Inside, upbeat hip-hop music vibrates from the speakers. Downing’s large, bright paintings of Biggie Smalls, Tupac and Jean-Paul Basquiat are mounted along a white wall. Atop a platform, a pair of colorful, painted Nike sneakers—that first piece Downing ever displayed—are preserved in a glass case.
The gallery comprises four spacious rooms showcasing digital art, collages, drawings and paintings by Downing and other local artists. While each room is unique, a common thread emerges throughout: African-American history.
“I want to tell our stories,” Downing says. “I don’t feel like the classrooms are teaching enough. I want to be the voice for my people and open up doors for my people. I feel like this is my shot to do that.”
Downing started drawing at the age of 10. As a child in New Orleans, she often stayed indoors to draw cartoon characters in her notebook with colored pencils while her friends played outside.
“Growing up in the hood, we didn’t go to museums and art galleries,” she says. “I saw things like the Froot Loops box, [and I thought] I’m going to draw Toucan Sam. That was my gallery right there.”

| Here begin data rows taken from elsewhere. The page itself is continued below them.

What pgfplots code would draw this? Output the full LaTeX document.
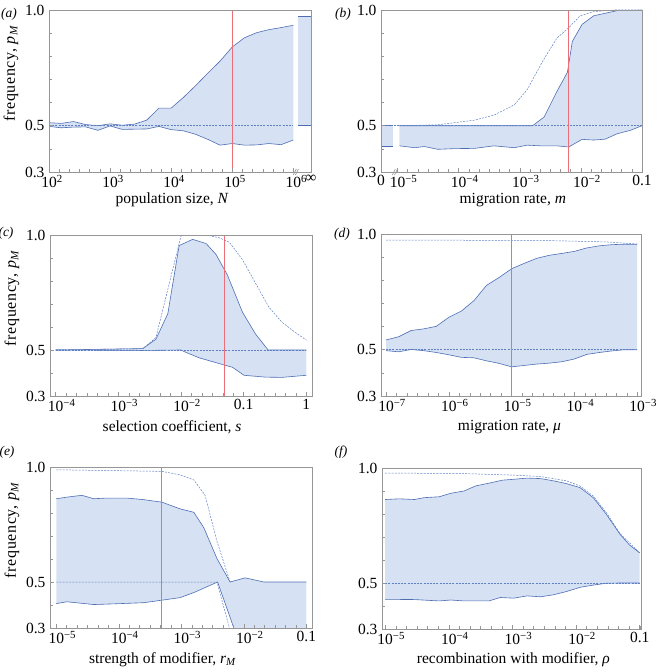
\documentclass[border=0pt]{standalone}
\usepackage{fontspec}
\setmainfont{Liberation Serif}
\newfontfamily\spacedfont[LetterSpace=4]{Liberation Serif}
\usepackage{pgfplots}
\usepackage{pgfplotstable}
\pgfplotsset{compat=1.18}
\usepgfplotslibrary{fillbetween}
\definecolor{bandfill}{RGB}{214,226,243}
\definecolor{bandline}{RGB}{78,110,180}
\definecolor{dashline}{RGB}{95,128,196}
\definecolor{redline}{RGB}{235,110,120}
\definecolor{framegray}{RGB}{150,150,150}
\newcommand\tickfont{\fontsize{15.5bp}{18bp}\selectfont}
\newcommand\ylabfont{\fontsize{16bp}{19bp}\selectfont}
\newcommand\panelfont{\fontsize{13.5bp}{16bp}\selectfont}
\newcommand\sx[1]{10\rlap{\textsuperscript{#1}}}

% ---------- panel (a)
\pgfplotstableread{
x up lo
2.0 0.513 0.497
2.2 0.510 0.491
2.4 0.518 0.494
2.6 0.505 0.495
2.8 0.500 0.480
3.0 0.508 0.499
3.2 0.502 0.484
3.4 0.507 0.485
3.6 0.524 0.486
3.8 0.576 0.497
4.0 0.576 0.483
4.2 0.622 0.478
4.4 0.673 0.463
4.6 0.727 0.441
4.8 0.779 0.416
5.0 0.840 0.423
5.2 0.880 0.416
5.4 0.902 0.417
5.6 0.915 0.423
5.8 0.924 0.418
6.0 0.934 0.438
}\tabA
% ---------- panel (b)
\pgfplotstableread{
x y
-4.97 0.500
-2.79 0.500
-2.60 0.538
-2.39 0.649
-2.22 0.731
-2.14 0.864
-1.98 0.938
-1.79 0.975
-1.41 0.997
-1.00 0.999
}\tabBup
\pgfplotstableread{
x y
-4.97 0.413
-4.72 0.405
-4.56 0.410
-4.34 0.398
-4.07 0.401
-3.74 0.402
-3.42 0.413
-3.09 0.405
-2.875 0.416
-2.66 0.413
-2.39 0.413
-2.20 0.408
-1.98 0.441
-1.79 0.438
-1.60 0.442
-1.41 0.465
-1.19 0.480
-1.00 0.500
}\tabBlo
\pgfplotstableread{
x y
-4.97 0.500
-4.34 0.504
-3.74 0.524
-3.42 0.546
-3.09 0.590
-2.875 0.657
-2.77 0.709
-2.60 0.790
-2.39 0.879
-2.20 0.923
-2.01 0.975
-1.79 0.993
-1.46 1.000
-1.00 1.000
}\tabBdash
% ---------- panel (c)
\pgfplotstableread{
x y
-4.00 0.500
-2.61 0.506
-2.40 0.547
-2.21 0.658
-2.03 0.954
-1.815 0.981
-1.60 0.963
-1.44 0.915
-1.26 0.826
-1.02 0.665
-0.81 0.569
-0.61 0.500
0.00 0.500
}\tabCup
\pgfplotstableread{
x y
-4.00 0.500
-2.61 0.498
-2.00 0.500
-1.95 0.493
-1.71 0.466
-1.30 0.434
-1.18 0.425
-0.995 0.390
-0.65 0.382
-0.39 0.381
0.00 0.390
}\tabClo
\pgfplotstableread{
x y
-4.00 0.500
-2.61 0.506
-2.40 0.554
-2.00 0.996
-1.815 1.000
-1.60 1.000
-1.39 0.988
-1.23 0.969
-1.02 0.893
-0.81 0.790
-0.60 0.687
-0.39 0.621
-0.175 0.576
0.00 0.543
}\tabCdash
% ---------- panel (d)
\pgfplotstableread{
x up lo
-7.0 0.542 0.496
-6.8 0.556 0.491
-6.6 0.583 0.501
-6.4 0.590 0.496
-6.2 0.601 0.488
-6.0 0.640 0.478
-5.8 0.667 0.467
-5.6 0.712 0.465
-5.4 0.778 0.452
-5.2 0.812 0.441
-5.0 0.850 0.426
-4.8 0.873 0.432
-4.6 0.895 0.438
-4.4 0.908 0.442
-4.2 0.916 0.448
-4.0 0.925 0.460
-3.8 0.940 0.480
-3.6 0.949 0.488
-3.4 0.954 0.495
-3.2 0.956 0.500
-3.0 0.955 0.500
}\tabD
% ---------- panel (e)
\pgfplotstableread{
x y
-5.00 0.862
-4.83 0.869
-4.59 0.877
-4.40 0.862
-4.19 0.865
-3.87 0.865
-3.60 0.858
-3.31 0.847
-3.02 0.818
-2.80 0.803
-2.64 0.736
-2.43 0.602
-2.22 0.500
-1.98 0.518
-1.68 0.500
-1.00 0.500
}\tabEup
\pgfplotstableread{
x y
-5.00 0.406
-4.83 0.414
-4.40 0.402
-4.08 0.405
-3.60 0.410
-3.31 0.421
-3.02 0.432
-2.80 0.454
-2.42 0.500
-2.16 0.300
-1.90 0.000
-1.00 0.000
}\tabElo
\pgfplotstableread{
x y
-5.00 0.988
-3.31 0.981
-3.02 0.966
-2.80 0.944
-2.62 0.877
-2.43 0.677
-2.22 0.500
}\tabEdash
% ---------- panel (f)
\pgfplotstableread{
x y
-5.00 0.863
-4.78 0.866
-4.54 0.863
-4.39 0.871
-4.15 0.875
-3.97 0.890
-3.76 0.900
-3.58 0.922
-3.37 0.934
-3.16 0.947
-2.98 0.951
-2.77 0.956
-2.56 0.954
-2.35 0.944
-2.15 0.932
-1.94 0.915
-1.73 0.871
-1.52 0.797
-1.31 0.712
-1.16 0.665
-1.00 0.631
}\tabFup
\pgfplotstableread{
x y
-5.00 0.429
-4.54 0.428
-4.15 0.422
-3.97 0.426
-3.76 0.422
-3.58 0.422
-3.37 0.422
-3.19 0.437
-2.98 0.434
-2.77 0.444
-2.56 0.440
-2.35 0.449
-2.15 0.463
-1.94 0.481
-1.73 0.491
-1.52 0.499
-1.31 0.500
-1.00 0.500
}\tabFlo
\pgfplotstableread{
x y
-5.00 0.978
-3.80 0.976
-2.98 0.969
-2.56 0.963
-2.15 0.944
-1.94 0.922
-1.73 0.878
-1.52 0.804
-1.31 0.715
-1.00 0.631
}\tabFdash

\pgfplotsset{
  panel/.style={
    scale only axis, width=262bp, height=162bp,
    anchor=south west,
    ymin=0.3, ymax=1.0,
    ytick={0.3,0.5,1.0}, yticklabels={0.3,0.5,1.0},
    minor ytick={0.4,0.6,0.7,0.8,0.9},
    axis on top,
    axis line style={draw=framegray, line width=0.8bp},
    tick style={framegray, line width=0.5bp},
    major tick length=4bp, minor tick length=3bp,
    tick align=inside, xtick pos=bottom, ytick pos=left,
    ticklabel style={font=\tickfont},
    yticklabel style={xshift=-1bp},
    xlabel style={font=\tickfont, anchor=center},
    ylabel style={font=\ylabfont, anchor=center, at={(axis description cs:-0.145,0.61)}},
  },
  sol/.style={bandline, line width=0.6bp, no marks},
  dsh/.style={dashline, line width=0.5bp, dash pattern=on 2bp off 1.2bp, no marks},
  rl/.style={color=redline, line width=1.1bp, no marks},
}

\begin{document}
\begin{tikzpicture}

% (a)
\begin{axis}[panel, at={(49bp,500bp)}, clip mode=individual,
  xmin=2, xmax=6.29,
  xtick={2,3,4,5,6,6.29},
  xticklabels={\sx{2},\sx{3},\sx{4},\sx{5},\sx{6},∞},
  minor xtick={2,2.1667,...,6},
  xlabel={population size, \textit{N}},
  xlabel style={at={(axis description cs:0.47,0)}, yshift=-28bp},
  ylabel={\spacedfont frequency, \textit{p}\textsubscript{\textit{M}}}]
\addplot[sol, name path=AU] table[x=x,y=up] {\tabA};
\addplot[sol, name path=AL] table[x=x,y=lo] {\tabA};
\addplot[fill=bandfill, draw=none] fill between[of=AU and AL];
\addplot[sol, name path=AIU] coordinates {(6.08,0.973) (6.29,0.973)};
\addplot[sol, name path=AIL] coordinates {(6.08,0.5) (6.29,0.5)};
\addplot[fill=bandfill, draw=none] fill between[of=AIU and AIL];
\addplot[dsh] coordinates {(2,0.5) (6,0.5)};
\addplot[rl] coordinates {(5,0.3) (5,1.0)};
\draw[framegray, line width=0.6bp] (axis cs:6.025,0.3) ++(-1.5bp,-3bp) -- ++(3bp,6bp);
\draw[framegray, line width=0.6bp] (axis cs:6.06,0.3) ++(-1.5bp,-3bp) -- ++(3bp,6bp);
\end{axis}

% (b)
\begin{axis}[panel, at={(381bp,500bp)}, width=261bp, clip mode=individual,
  xmin=-5.27, xmax=-1,
  xtick={-5.27,-5,-4,-3,-2,-1},
  xticklabels={0,\sx{−5},\sx{−4},\sx{−3},\sx{−2},0.1},
  minor xtick={-5,-4.8333,...,-1},
  xlabel={migration rate, \textit{m}},
  xlabel style={at={(axis description cs:0.505,0)}, yshift=-28bp}]
\addplot[sol, name path=BU] table {\tabBup};
\addplot[sol, name path=BL] table {\tabBlo};
\addplot[fill=bandfill, draw=none] fill between[of=BU and BL];
\addplot[sol, name path=BZU] coordinates {(-5.27,0.5) (-5.07,0.5)};
\addplot[sol, name path=BZL] coordinates {(-5.27,0.413) (-5.07,0.413)};
\addplot[fill=bandfill, draw=none] fill between[of=BZU and BZL];
\addplot[dsh] table {\tabBdash};
\addplot[dsh] coordinates {(-5.27,0.5) (-1,0.5)};
\addplot[rl] coordinates {(-2.20,0.3) (-2.20,1.0)};
\draw[framegray, line width=0.6bp] (axis cs:-5.06,0.3) ++(-1.5bp,-3bp) -- ++(3bp,6bp);
\draw[framegray, line width=0.6bp] (axis cs:-5.025,0.3) ++(-1.5bp,-3bp) -- ++(3bp,6bp);
\end{axis}

% (c)
\begin{axis}[panel, at={(50bp,276bp)}, height=161bp,
  xmin=-4.09, xmax=0.09,
  xtick={-4,-3,-2,-1,0},
  xticklabels={\sx{−4},\sx{−3},\sx{−2},0.1,1},
  minor xtick={-4,-3.8333,...,0},
  xlabel={selection coefficient, \textit{s}},
  xlabel style={at={(axis description cs:0.466,0)}, yshift=-31bp},
  ylabel={\spacedfont frequency, \textit{p}\textsubscript{\textit{M}}}]
\addplot[sol, name path=CU] table {\tabCup};
\addplot[sol, name path=CL] table {\tabClo};
\addplot[fill=bandfill, draw=none] fill between[of=CU and CL];
\addplot[dsh] table {\tabCdash};
\addplot[dsh] coordinates {(-4,0.5) (0,0.5)};
\addplot[rl] coordinates {(-1.30,0.3) (-1.30,1.0)};
\end{axis}

% (d)
\begin{axis}[panel, at={(381bp,276bp)}, width=260bp,
  xmin=-7.08, xmax=-2.94,
  xtick={-7,-6,-5,-4,-3},
  xticklabels={\sx{−7},\sx{−6},\sx{−5},\sx{−4},\sx{−3}},
  minor xtick={-7,-6.8333,...,-3},
  xlabel={migration rate, \textit{μ}},
  xlabel style={at={(axis description cs:0.494,0)}, yshift=-31bp}]
\addplot[sol, name path=DU] table[x=x,y=up] {\tabD};
\addplot[sol, name path=DL] table[x=x,y=lo] {\tabD};
\addplot[fill=bandfill, draw=none] fill between[of=DU and DL];
\addplot[dsh] coordinates {(-7,0.974) (-4.5,0.972) (-3.5,0.966) (-3,0.957)};
\addplot[dsh] coordinates {(-7,0.5) (-3,0.5)};
\addplot[rl] coordinates {(-5,0.3) (-5,1.0)};
\end{axis}

% (e)
\begin{axis}[panel, at={(50bp,44bp)}, height=161bp,
  xmin=-5.1, xmax=-0.91,
  xtick={-5,-4,-3,-2,-1},
  xticklabels={\sx{−5},\sx{−4},\sx{−3},\sx{−2},0.1},
  minor xtick={-5,-4.8333,...,-1},
  xlabel={strength of modifier, \textit{r}\textsubscript{\textit{M}}},
  xlabel style={at={(axis description cs:0.43,0)}, yshift=-32bp},
  ylabel={\spacedfont frequency, \textit{p}\textsubscript{\textit{M}}}]
\addplot[sol, name path=EU] table {\tabEup};
\addplot[sol, name path=EL] table {\tabElo};
\addplot[fill=bandfill, draw=none] fill between[of=EU and EL];
\addplot[dsh] table {\tabEdash};
\addplot[dsh] coordinates {(-5,0.5) (-2.43,0.5) (-2.23,0.3) (-1.93,0.0)};
\addplot[rl] coordinates {(-3.31,0.3) (-3.31,1.0)};
\end{axis}

% (f)
\begin{axis}[panel, at={(382bp,43bp)}, width=259bp, height=161bp,
  xmin=-5.05, xmax=-0.98,
  xtick={-5,-4,-3,-2,-1},
  xticklabels={\sx{−5},\sx{−4},\sx{−3},\sx{−2},0.1},
  minor xtick={-5,-4.8333,...,-1},
  xlabel={recombination with modifier, \textit{ρ}},
  xlabel style={at={(axis description cs:0.507,0)}, yshift=-31bp}]
\addplot[sol, name path=FU] table {\tabFup};
\addplot[sol, name path=FL] table {\tabFlo};
\addplot[fill=bandfill, draw=none] fill between[of=FU and FL];
\addplot[dsh] table {\tabFdash};
\addplot[dsh] coordinates {(-5,0.5) (-1,0.5)};
\end{axis}

\node[font=\panelfont] at (9bp,658bp) {\textit{(a)}};
\node[font=\panelfont] at (343bp,658bp) {\textit{(b)}};
\node[font=\panelfont] at (6bp,439bp) {\textit{(c)}};
\node[font=\panelfont] at (342bp,438bp) {\textit{(d)}};
\node[font=\panelfont] at (7bp,220bp) {\textit{(e)}};
\node[font=\panelfont] at (341bp,220bp) {\textit{(f)}};
\pgfresetboundingbox
\path[use as bounding box] (0,0) rectangle (658bp,672bp);
\end{tikzpicture}
\end{document}
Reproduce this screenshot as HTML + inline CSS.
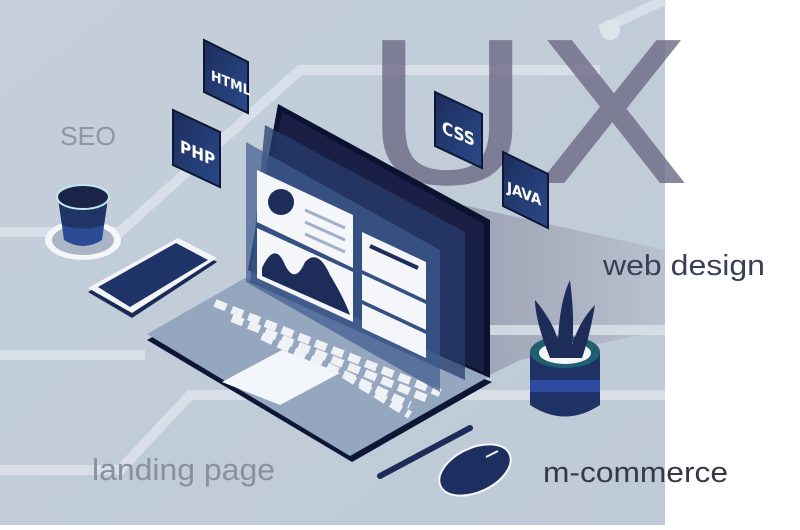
<!DOCTYPE html>
<html><head><meta charset="utf-8"><style>
html,body{margin:0;padding:0;}
body{width:800px;height:525px;overflow:hidden;background:#fff;font-family:"Liberation Sans",sans-serif;}
</style></head><body>
<svg width="800" height="525" viewBox="0 0 800 525" xmlns="http://www.w3.org/2000/svg">
<defs>
<linearGradient id="bg" x1="0" y1="0" x2="1" y2="1"><stop offset="0" stop-color="#c4cfdb"/><stop offset="1" stop-color="#bfcad7"/></linearGradient>
<linearGradient id="shad" x1="0" y1="0" x2="1" y2="0"><stop offset="0" stop-color="#8f93a6"/><stop offset="1" stop-color="#b7bfcd"/></linearGradient>
<linearGradient id="navy" x1="0" y1="0" x2="1" y2="1"><stop offset="0" stop-color="#1d2d5c"/><stop offset="1" stop-color="#2a4a8a"/></linearGradient>
</defs>
<rect x="0" y="0" width="665" height="525" fill="url(#bg)"/>
<polygon points="440,200 665,250 665,330 520,360 480,380" fill="url(#shad)" opacity="0.8"/>
<g stroke="#dde4ec" stroke-width="10" fill="none" opacity="0.8">
<polyline points="0,232 120,232 300,70 600,70"/>
<polyline points="0,355 145,355"/>
<polyline points="0,470 120,470 190,395 665,395"/>
<polyline points="600,30 665,0"/>
<polyline points="470,330 665,330"/>
</g>
<circle cx="610" cy="30" r="10" fill="#dde4ec"/>
<text x="362" y="183" font-family="DejaVu Sans, sans-serif" font-size="196" fill="#6e6a86" opacity="0.8" textLength="330" lengthAdjust="spacingAndGlyphs">UX</text>
<text x="60" y="145" font-size="26" fill="#8d97a6" textLength="56" lengthAdjust="spacingAndGlyphs">SEO</text>
<text x="603" y="275" font-size="29" fill="#3a3f55" textLength="162" lengthAdjust="spacingAndGlyphs">web design</text>
<text x="92" y="480" font-size="31" fill="#8890a0" textLength="183" lengthAdjust="spacingAndGlyphs">landing page</text>
<text x="543" y="482" font-size="29" fill="#343848" textLength="185" lengthAdjust="spacingAndGlyphs">m-commerce</text>
<!-- cup -->
<ellipse cx="83" cy="240" rx="38" ry="20" fill="#f4f6f9"/>
<ellipse cx="83" cy="240" rx="31" ry="15" fill="#aab6c6"/>
<path d="M58,198 L64,240 Q83,252 102,240 L108,198 Z" fill="#2b4c94"/>
<path d="M58,198 L62,225 Q83,232 104,225 L108,198 Z" fill="#203466"/>
<ellipse cx="83" cy="197" rx="26" ry="12" fill="#1a2448" stroke="#bfe8e6" stroke-width="2"/>
<!-- phone -->
<polygon points="88,292 178,240 217,262 132,318" fill="#1a2a55"/>
<polygon points="88,288 178,238 217,258 132,313" fill="#f2f4f8"/>
<polygon points="98,287 176,243 208,260 130,307" fill="#1e3468"/>
<!-- cubes -->
<g font-family="DejaVu Sans Condensed, DejaVu Sans, sans-serif" font-weight="bold" fill="#fff">
<polygon points="204,40 248,62 248,113 204,92" fill="url(#navy)" stroke="#0e1733" stroke-width="2"/>
<text x="0" y="0" font-size="14" transform="translate(211,80) skewY(22)">HTML</text>
<polygon points="173,110 220,132 220,187 173,165" fill="url(#navy)" stroke="#0e1733" stroke-width="2"/>
<text x="0" y="0" font-size="17" transform="translate(180,152) skewY(22)">PHP</text>
<polygon points="435,92 482,114 482,168 435,146" fill="url(#navy)" stroke="#0e1733" stroke-width="2"/>
<text x="0" y="0" font-size="17" transform="translate(442,133) skewY(22)">CSS</text>
<polygon points="503,152 548,174 548,228 503,206" fill="url(#navy)" stroke="#0e1733" stroke-width="2"/>
<text x="0" y="0" font-size="15" transform="translate(507,192) skewY(22)">JAVA</text>
</g>
<!-- laptop base -->
<polygon points="147,340 245,284 492,382 352,462" fill="#0e1635"/>
<polygon points="147,334 245,278 490,376 350,456" fill="#95a6bf"/>
<polygon points="222,382 282,350 340,373 280,405" fill="#f3f6fa"/>
<g stroke="#eef2f7" stroke-width="8" stroke-dasharray="12 6" fill="none">
<line x1="215" y1="303" x2="440" y2="393"/>
<line x1="232" y1="318" x2="430" y2="400"/>
<line x1="262" y1="336" x2="410" y2="405"/>
<line x1="345" y1="375" x2="410" y2="415"/>
</g>
<!-- screen -->
<polygon points="278,104 490,220 490,378 248,270" fill="#0b1230"/>
<polygon points="282,112 484,224 484,372 252,272" fill="#1a1f45"/>
<polygon points="265,125 465,232 465,380 250,282" fill="#283e6e" opacity="0.75"/>
<polygon points="246,142 440,250 440,392 246,282" fill="#3f5c8f" opacity="0.7"/>
<polygon points="257,170 353,215 353,268 257,222" fill="#f4f6fa"/>
<polygon points="257,228 353,272 353,322 257,278" fill="#f4f6fa"/>
<path d="M262,268 Q275,240 285,265 Q295,285 305,262 Q318,248 330,275 Q345,300 350,315 L262,276Z" fill="#1d2c58"/>
<circle cx="281" cy="202" r="13" fill="#1d2c58"/>
<g stroke="#9fb0c8" stroke-width="3"><line x1="305" y1="210" x2="345" y2="228"/><line x1="305" y1="222" x2="345" y2="240"/><line x1="305" y1="234" x2="345" y2="252"/></g>
<polygon points="362,232 426,262 426,300 362,270" fill="#f4f6fa"/>
<polygon points="362,274 426,304 426,330 362,300" fill="#f4f6fa"/>
<polygon points="362,304 426,334 426,358 362,328" fill="#f4f6fa"/>
<line x1="370" y1="246" x2="418" y2="268" stroke="#1d2c58" stroke-width="4"/>
<!-- plant -->
<path d="M530,352 L530,405 Q565,428 600,405 L600,352 Z" fill="#1e3266"/>
<rect x="530" y="380" width="70" height="12" fill="#2c4aa0"/>
<ellipse cx="565" cy="352" rx="35" ry="16" fill="#1f5f6e"/>
<ellipse cx="565" cy="353" rx="26" ry="11" fill="#f4f6fa"/>
<path d="M550,358 Q535,320 535,300 Q552,320 558,340 Q560,300 570,280 Q575,320 572,345 Q580,320 595,305 Q590,335 582,358 Z" fill="#1d2c58"/>
<line x1="380" y1="476" x2="470" y2="428" stroke="#1d2c58" stroke-width="6" stroke-linecap="round"/>
<ellipse cx="475" cy="470" rx="38" ry="22" transform="rotate(-25 475 470)" fill="#1d2f60" stroke="#f4f6fa" stroke-width="2"/>
<line x1="486" y1="457" x2="498" y2="451" stroke="#f4f6fa" stroke-width="2"/>
</svg>
</body></html>
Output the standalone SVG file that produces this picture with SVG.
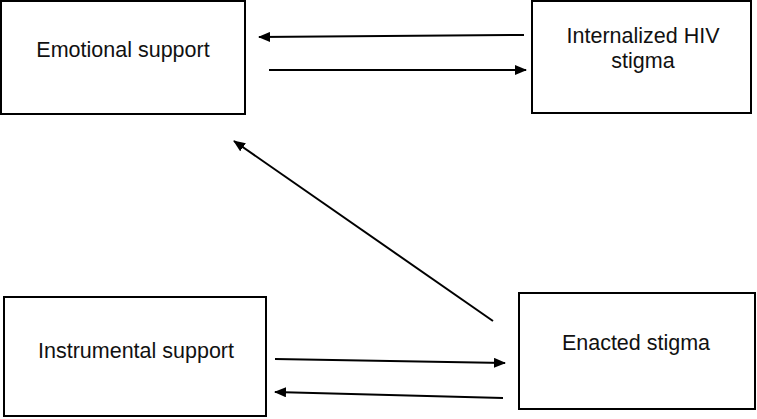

When she was 14, one of Downing’s older cousins asked her to draw a tattoo design. She was instantly fascinated with the art form and eventually became a self-taught tattoo artist, working at different shops around New Orleans.
Although she enjoyed the work, Downing’s creativity led her down another path in 2013. She was inspired after meeting Atlanta artist Miya Bailey, who encouraged her to turn her drawings into paintings. She jumped at the challenge.
“I was a hot tattoo artist,” Downing says. “So I knew when I picked up the paintbrush I had to make noise with that, too.”
In 2017, her painting, “Baby Dolls,” won first place at the annual exhibition Louisiana Contemporary at Ogden Museum of Southern Art. It depicts three prancing “Baby Dolls”— New Orleans dancers known for their childlike costumes—performing in a second line. The women, painted with expressive detail in acrylic, stand out against a crowd of revelers rendered as outlines in black paint marker and a backdrop of her signature teal.
Downing has since gone on to paint everything from educational murals to custom sneakers, and even screen-printed clothing in her garage.
After discovering a former office space in the Government Street building was available for rent, she decided to focus her efforts on improving the art scene in Baton Rouge, she says. By that November, she began transforming the vacant space into her gallery. She envisioned an art house for creatives to host events, display their work and find inspiration and education.
Now, her love for art, clothing and African-American history is all under one roof at the gallery, too. Downing’s custom print company, De La Prints & Customs, is also housed in the space.
She offers prints of some of her paintings; clothing from her Louisiana-influenced clothing brand, MagNOLA; and custom screen-printing services.
In the future, KAWD will alternate between hosting solo art shows and group exhibitions. Downing plans to open her space for open-mic events, film screenings and other creative events for the community.
Her next exhibit, “The Second Line is Coming,” will open in November, just in time for White Light Night. In the exhibit, she plans to display personal paintings that provide a look into some of her favorite parts of New Orleans culture, such as Mardi Gras Indians and legendary New Orleans pianist Fats Domino.
“I have artists [in my gallery] who have never showed in a gallery before,” Downing says. “To hear and see how good they feel now … that’s honestly more important than the money to me.”